Description
This event officially inaugurated the 2021 Pop-Up Institute: “Beyond the Future of Work: New Paradigms for Addressing Global Inequality.” After opening remarks on the urgent need to rethink work and livelihood, this roundtable reconvened speakers from our Fall 2020 Colloquium “Inequality, Labor, and Human Rights: The Future of Work in the Age of Pandemic” for an interdisciplinary conversation about the future of work and livelihoods, addressing themes from across each of the five research clusters: AI and Technology, Artistic Labor and the Humanities, Care Work, Essential Work, and Work across the Global South.
Key moments
- 0:00 Introduction
- 0:50 Panel begins
- 12:00 – 17:45 Aaron Benanav discusses the rise of AI and Technology and the connections between disturbing later market trends, what the future of the economy is, the harms and possibilities of technology, and the role that the pandemic has played.
- 22:55 – 25:02 Adelle Blackett describes how the pandemic has exposed the invisibility of essential workers, discusses how work in racialized, and illuminates the existing normative structures that structure worker subordination.
- 25:27 – 26:55 Juan De Lara explains how the pandemic has highlighted the long-term, and ongoing, forms of precarity that essential workers experience, and the existing power structures which shape economic insecurity.
- 36:55 – 38:04 Prabha Kotiswaran explains that the declining labor force participation of women in the Global South is framed as a major problem signifying the “backwardness” of countries in this region, rather than a recognition of the unpaid labor that women do.
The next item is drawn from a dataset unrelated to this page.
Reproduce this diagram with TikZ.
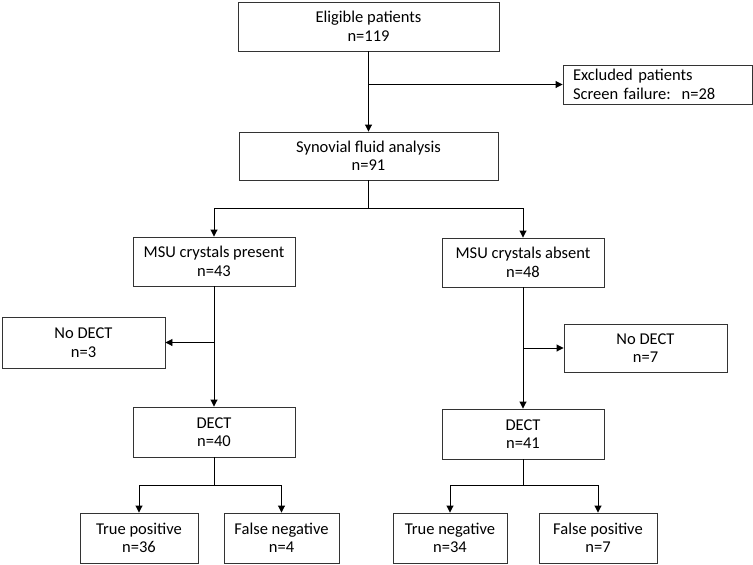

She also calls for the expansion of the welfare state.
- 54:35 – 57:15 Juan De Lara prompts us to consider the role of the Global South and North in racial capitalism and considers the way the United States treats Mexican migrants as an important example.
- 1:27:35 – 1:30:08 Prabha Kotiswaran presents a more positive story about visions for a future where political parties in India are working to incorporate salaries for homemakers into a range of policy proposals. She also notes that these efforts resulted in disagreement in feminist spaces over the form this assistance should take.